The gamut of this discourse therefore necessarily includes the concept of nature. Aristotle defines nature as “the generation of growing objects; the first constituent from which a growing object grows, and the source from which motion first begins in each natural thing, and which belongs to that thing qua that thing.” This nature is the necessary principle of potentiality in the thing. In other words, a potential being will become what is in its nature to become. This is a reiteration of what has been aforesaid.

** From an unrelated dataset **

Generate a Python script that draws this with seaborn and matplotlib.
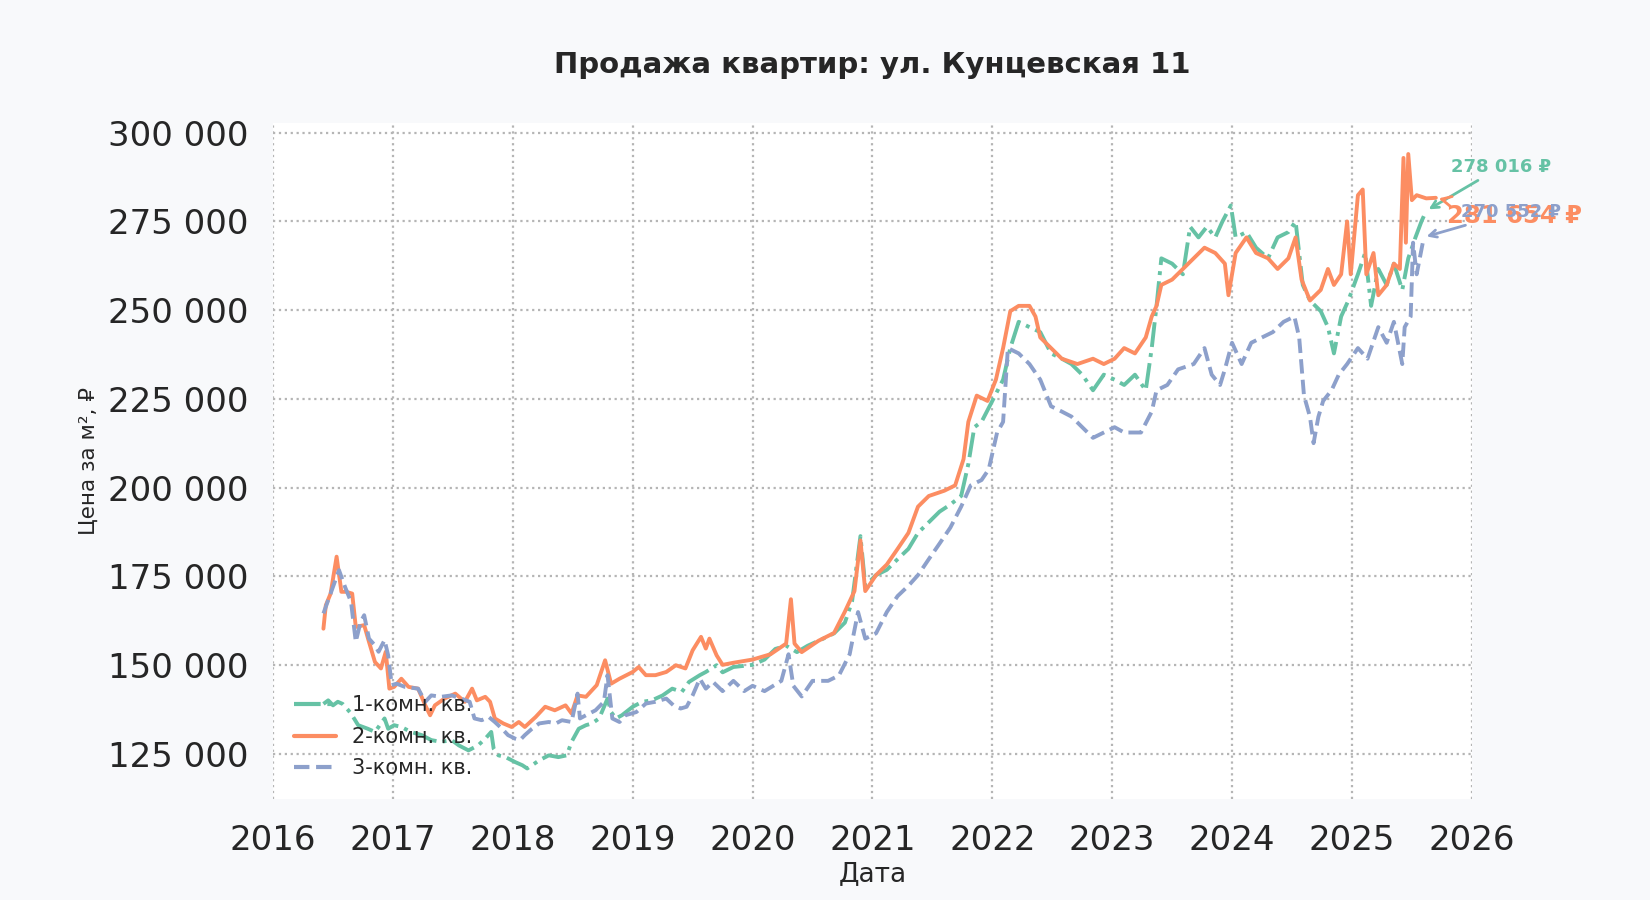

Furthermore, according to Edith Stein, the material principle of composite or substantial reality, which is the principle of motion or change or potentiality, bears consideration if one is to understand how it is possible to assert that the change or motion in a substance allows it to remain the same, from a cosmological point of view. Interestingly enough, this position has been severally taken in class lectures. Noteworthy in this regard remains the fact that the essence of a thing survives through all the inchoate stages of progression from potency to act. The essence therefore gives a thing in potency its natural teleology of becoming.

The central idea of this essay has been to show that, with specific reference to the nature of a thing, actuality precedes potentiality and orients that which is in potency toward that which it was to be for it to be a thing (its essence), and nothing else. Unlike the view of Anaxagoras that places the elements of all things in all things, this essay has sought to say that whatever a thing in potency will be in act is what its nature would have it be. The essence of a thing in potency to act necessarily affords in this regard a natural teleology of becoming that bridges inchoate stages of potency with the perfection of act, and so underscores the fact that, when considered in this delineated perspective, act precedes potency.